**Short problem:** In the lines below, output everything from the first line through the line containing "0.840, 0.840, 0.840]" exactly as it is. Pictures are not part of the output.

BEGIN Material provided

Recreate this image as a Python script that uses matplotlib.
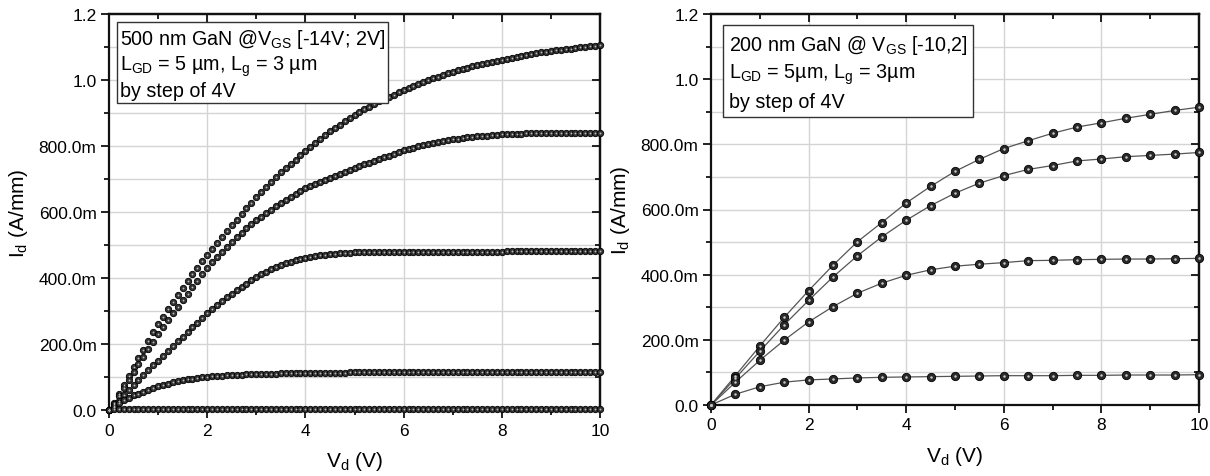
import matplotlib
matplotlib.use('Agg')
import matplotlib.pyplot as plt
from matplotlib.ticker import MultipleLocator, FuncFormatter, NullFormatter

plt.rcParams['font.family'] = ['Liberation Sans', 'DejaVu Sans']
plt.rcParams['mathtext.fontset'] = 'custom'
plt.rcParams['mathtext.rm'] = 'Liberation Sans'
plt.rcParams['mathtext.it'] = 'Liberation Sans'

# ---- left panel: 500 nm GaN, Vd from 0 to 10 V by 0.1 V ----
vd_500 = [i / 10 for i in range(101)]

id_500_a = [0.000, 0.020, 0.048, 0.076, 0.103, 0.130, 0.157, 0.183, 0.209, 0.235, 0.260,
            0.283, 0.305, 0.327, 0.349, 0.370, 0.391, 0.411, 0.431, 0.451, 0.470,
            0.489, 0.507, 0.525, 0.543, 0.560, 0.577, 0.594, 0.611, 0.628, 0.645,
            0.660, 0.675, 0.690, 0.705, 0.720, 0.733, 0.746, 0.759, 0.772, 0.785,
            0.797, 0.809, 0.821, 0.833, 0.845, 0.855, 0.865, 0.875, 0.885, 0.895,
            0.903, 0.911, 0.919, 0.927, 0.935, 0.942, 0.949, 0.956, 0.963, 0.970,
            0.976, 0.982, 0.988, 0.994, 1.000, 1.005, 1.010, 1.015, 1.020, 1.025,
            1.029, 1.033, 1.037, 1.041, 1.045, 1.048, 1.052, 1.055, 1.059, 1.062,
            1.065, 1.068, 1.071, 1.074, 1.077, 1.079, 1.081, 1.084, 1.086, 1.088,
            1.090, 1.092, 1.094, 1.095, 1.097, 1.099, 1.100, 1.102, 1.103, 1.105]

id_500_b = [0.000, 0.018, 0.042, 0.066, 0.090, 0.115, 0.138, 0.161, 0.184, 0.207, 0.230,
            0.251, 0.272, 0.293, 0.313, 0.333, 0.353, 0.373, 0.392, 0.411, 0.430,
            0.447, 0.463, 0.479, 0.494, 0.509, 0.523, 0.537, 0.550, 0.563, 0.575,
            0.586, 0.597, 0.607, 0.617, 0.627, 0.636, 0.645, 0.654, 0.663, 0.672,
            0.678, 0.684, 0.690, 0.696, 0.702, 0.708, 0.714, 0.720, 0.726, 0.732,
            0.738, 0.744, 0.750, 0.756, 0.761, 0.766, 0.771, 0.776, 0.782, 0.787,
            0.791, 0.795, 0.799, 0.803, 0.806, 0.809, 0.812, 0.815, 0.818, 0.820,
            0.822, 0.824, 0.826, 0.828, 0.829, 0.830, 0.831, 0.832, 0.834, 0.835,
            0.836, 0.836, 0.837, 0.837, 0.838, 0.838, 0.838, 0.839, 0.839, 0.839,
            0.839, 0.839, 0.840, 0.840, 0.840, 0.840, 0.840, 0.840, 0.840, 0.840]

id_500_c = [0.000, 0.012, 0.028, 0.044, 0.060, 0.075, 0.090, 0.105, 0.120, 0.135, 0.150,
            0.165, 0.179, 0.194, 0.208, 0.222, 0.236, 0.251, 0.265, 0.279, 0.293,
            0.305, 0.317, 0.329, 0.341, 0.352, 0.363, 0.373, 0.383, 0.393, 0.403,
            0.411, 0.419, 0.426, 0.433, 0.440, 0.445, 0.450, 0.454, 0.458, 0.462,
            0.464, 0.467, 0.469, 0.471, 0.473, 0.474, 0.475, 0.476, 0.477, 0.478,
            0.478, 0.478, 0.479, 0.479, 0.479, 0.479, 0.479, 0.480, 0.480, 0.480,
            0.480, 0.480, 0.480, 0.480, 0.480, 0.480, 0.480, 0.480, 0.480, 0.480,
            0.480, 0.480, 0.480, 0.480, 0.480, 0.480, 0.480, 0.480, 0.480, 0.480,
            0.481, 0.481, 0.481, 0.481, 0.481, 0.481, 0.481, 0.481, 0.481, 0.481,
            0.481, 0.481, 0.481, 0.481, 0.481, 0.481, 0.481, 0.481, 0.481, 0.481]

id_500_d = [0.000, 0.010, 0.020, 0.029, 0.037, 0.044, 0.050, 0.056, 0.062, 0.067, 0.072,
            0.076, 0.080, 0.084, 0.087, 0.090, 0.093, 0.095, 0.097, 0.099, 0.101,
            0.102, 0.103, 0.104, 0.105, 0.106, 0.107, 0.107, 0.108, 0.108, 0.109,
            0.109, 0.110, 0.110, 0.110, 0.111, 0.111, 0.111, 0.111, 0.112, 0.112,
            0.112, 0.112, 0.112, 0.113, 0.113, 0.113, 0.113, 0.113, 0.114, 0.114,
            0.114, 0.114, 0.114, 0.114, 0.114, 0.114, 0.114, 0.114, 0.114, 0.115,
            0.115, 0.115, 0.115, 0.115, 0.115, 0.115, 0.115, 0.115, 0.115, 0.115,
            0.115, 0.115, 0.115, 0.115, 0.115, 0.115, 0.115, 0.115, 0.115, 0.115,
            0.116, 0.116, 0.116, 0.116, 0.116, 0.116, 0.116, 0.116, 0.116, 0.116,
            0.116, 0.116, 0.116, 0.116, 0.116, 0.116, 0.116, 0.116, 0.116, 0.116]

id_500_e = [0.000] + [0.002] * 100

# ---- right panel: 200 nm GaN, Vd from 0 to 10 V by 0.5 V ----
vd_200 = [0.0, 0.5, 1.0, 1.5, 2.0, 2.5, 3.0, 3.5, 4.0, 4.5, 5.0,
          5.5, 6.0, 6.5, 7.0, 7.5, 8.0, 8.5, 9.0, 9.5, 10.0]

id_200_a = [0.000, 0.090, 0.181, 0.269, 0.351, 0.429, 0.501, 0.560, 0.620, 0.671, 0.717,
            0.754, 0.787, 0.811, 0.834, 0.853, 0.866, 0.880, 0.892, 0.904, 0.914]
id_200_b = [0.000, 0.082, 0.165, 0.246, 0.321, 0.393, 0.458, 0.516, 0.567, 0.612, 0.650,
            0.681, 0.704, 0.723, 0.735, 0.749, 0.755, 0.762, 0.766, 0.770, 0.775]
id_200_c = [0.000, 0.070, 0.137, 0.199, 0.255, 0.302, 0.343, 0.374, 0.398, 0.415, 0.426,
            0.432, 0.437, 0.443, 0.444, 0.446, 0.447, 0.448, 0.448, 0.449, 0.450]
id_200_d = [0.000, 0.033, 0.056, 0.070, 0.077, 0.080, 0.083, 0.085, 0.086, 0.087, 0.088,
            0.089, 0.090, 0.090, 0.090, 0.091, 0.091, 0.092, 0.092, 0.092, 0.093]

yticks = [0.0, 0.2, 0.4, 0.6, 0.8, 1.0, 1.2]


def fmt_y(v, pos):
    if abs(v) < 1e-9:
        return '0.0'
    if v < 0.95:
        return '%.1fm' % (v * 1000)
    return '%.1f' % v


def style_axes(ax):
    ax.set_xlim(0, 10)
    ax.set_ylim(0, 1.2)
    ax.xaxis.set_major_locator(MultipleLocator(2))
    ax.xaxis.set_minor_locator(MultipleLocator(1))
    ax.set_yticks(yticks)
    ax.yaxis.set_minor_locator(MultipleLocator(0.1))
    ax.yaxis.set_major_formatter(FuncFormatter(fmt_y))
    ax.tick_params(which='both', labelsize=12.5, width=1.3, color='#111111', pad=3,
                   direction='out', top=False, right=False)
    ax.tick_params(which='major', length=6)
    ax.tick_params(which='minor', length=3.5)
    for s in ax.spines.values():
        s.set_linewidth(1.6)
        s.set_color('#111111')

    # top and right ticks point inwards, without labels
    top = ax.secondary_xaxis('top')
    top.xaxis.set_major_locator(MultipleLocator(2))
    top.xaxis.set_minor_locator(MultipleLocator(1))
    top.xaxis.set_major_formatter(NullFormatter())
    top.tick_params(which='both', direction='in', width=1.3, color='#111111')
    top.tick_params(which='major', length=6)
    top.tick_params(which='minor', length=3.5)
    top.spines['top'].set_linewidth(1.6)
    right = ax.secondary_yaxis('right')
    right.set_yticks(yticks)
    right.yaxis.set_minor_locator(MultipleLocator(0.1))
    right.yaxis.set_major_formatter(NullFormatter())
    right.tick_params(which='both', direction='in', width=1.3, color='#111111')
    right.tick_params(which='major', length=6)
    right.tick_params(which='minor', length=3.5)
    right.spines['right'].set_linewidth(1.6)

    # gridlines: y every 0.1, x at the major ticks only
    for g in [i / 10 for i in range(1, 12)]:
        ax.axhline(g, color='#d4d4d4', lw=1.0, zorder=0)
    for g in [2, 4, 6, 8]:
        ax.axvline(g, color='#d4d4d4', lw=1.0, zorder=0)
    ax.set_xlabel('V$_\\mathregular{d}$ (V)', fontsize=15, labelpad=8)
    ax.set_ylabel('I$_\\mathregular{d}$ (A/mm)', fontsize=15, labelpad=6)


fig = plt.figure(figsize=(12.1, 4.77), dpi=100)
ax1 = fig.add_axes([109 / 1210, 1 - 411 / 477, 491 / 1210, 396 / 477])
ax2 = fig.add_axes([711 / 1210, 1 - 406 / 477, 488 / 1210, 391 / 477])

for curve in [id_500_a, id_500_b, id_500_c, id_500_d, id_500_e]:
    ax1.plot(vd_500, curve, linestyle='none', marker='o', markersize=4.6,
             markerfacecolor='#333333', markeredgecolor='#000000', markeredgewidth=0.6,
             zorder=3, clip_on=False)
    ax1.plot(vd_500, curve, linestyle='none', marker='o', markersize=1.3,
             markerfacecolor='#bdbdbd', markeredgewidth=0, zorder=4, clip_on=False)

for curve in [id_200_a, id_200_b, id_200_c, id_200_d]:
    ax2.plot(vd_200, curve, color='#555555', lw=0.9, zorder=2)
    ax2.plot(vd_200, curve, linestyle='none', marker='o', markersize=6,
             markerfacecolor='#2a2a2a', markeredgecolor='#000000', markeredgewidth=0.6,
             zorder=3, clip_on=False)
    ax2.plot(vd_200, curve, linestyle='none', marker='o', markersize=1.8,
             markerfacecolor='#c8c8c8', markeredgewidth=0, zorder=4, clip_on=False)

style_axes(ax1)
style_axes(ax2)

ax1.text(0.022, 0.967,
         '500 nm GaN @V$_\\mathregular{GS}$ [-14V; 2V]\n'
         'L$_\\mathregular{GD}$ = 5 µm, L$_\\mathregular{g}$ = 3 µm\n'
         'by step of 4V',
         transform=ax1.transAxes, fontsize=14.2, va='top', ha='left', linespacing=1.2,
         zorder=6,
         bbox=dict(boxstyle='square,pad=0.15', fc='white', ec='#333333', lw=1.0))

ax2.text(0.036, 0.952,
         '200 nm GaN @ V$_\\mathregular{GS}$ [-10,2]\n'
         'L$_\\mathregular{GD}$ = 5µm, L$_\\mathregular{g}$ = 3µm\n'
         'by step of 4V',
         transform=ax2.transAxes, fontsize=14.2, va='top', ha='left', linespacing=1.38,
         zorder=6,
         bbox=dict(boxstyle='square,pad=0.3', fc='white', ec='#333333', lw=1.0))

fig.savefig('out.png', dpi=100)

END Material provided

**Answer to the task:**
Recreate this image as a Python script that uses matplotlib.
import matplotlib
matplotlib.use('Agg')
import matplotlib.pyplot as plt
from matplotlib.ticker import MultipleLocator, FuncFormatter, NullFormatter

plt.rcParams['font.family'] = ['Liberation Sans', 'DejaVu Sans']
plt.rcParams['mathtext.fontset'] = 'custom'
plt.rcParams['mathtext.rm'] = 'Liberation Sans'
plt.rcParams['mathtext.it'] = 'Liberation Sans'

# ---- left panel: 500 nm GaN, Vd from 0 to 10 V by 0.1 V ----
vd_500 = [i / 10 for i in range(101)]

id_500_a = [0.000, 0.020, 0.048, 0.076, 0.103, 0.130, 0.157, 0.183, 0.209, 0.235, 0.260,
            0.283, 0.305, 0.327, 0.349, 0.370, 0.391, 0.411, 0.431, 0.451, 0.470,
            0.489, 0.507, 0.525, 0.543, 0.560, 0.577, 0.594, 0.611, 0.628, 0.645,
            0.660, 0.675, 0.690, 0.705, 0.720, 0.733, 0.746, 0.759, 0.772, 0.785,
            0.797, 0.809, 0.821, 0.833, 0.845, 0.855, 0.865, 0.875, 0.885, 0.895,
            0.903, 0.911, 0.919, 0.927, 0.935, 0.942, 0.949, 0.956, 0.963, 0.970,
            0.976, 0.982, 0.988, 0.994, 1.000, 1.005, 1.010, 1.015, 1.020, 1.025,
            1.029, 1.033, 1.037, 1.041, 1.045, 1.048, 1.052, 1.055, 1.059, 1.062,
            1.065, 1.068, 1.071, 1.074, 1.077, 1.079, 1.081, 1.084, 1.086, 1.088,
            1.090, 1.092, 1.094, 1.095, 1.097, 1.099, 1.100, 1.102, 1.103, 1.105]

id_500_b = [0.000, 0.018, 0.042, 0.066, 0.090, 0.115, 0.138, 0.161, 0.184, 0.207, 0.230,
            0.251, 0.272, 0.293, 0.313, 0.333, 0.353, 0.373, 0.392, 0.411, 0.430,
            0.447, 0.463, 0.479, 0.494, 0.509, 0.523, 0.537, 0.550, 0.563, 0.575,
            0.586, 0.597, 0.607, 0.617, 0.627, 0.636, 0.645, 0.654, 0.663, 0.672,
            0.678, 0.684, 0.690, 0.696, 0.702, 0.708, 0.714, 0.720, 0.726, 0.732,
            0.738, 0.744, 0.750, 0.756, 0.761, 0.766, 0.771, 0.776, 0.782, 0.787,
            0.791, 0.795, 0.799, 0.803, 0.806, 0.809, 0.812, 0.815, 0.818, 0.820,
            0.822, 0.824, 0.826, 0.828, 0.829, 0.830, 0.831, 0.832, 0.834, 0.835,
            0.836, 0.836, 0.837, 0.837, 0.838, 0.838, 0.838, 0.839, 0.839, 0.839,
            0.839, 0.839, 0.840, 0.840, 0.840, 0.840, 0.840, 0.840, 0.840, 0.840]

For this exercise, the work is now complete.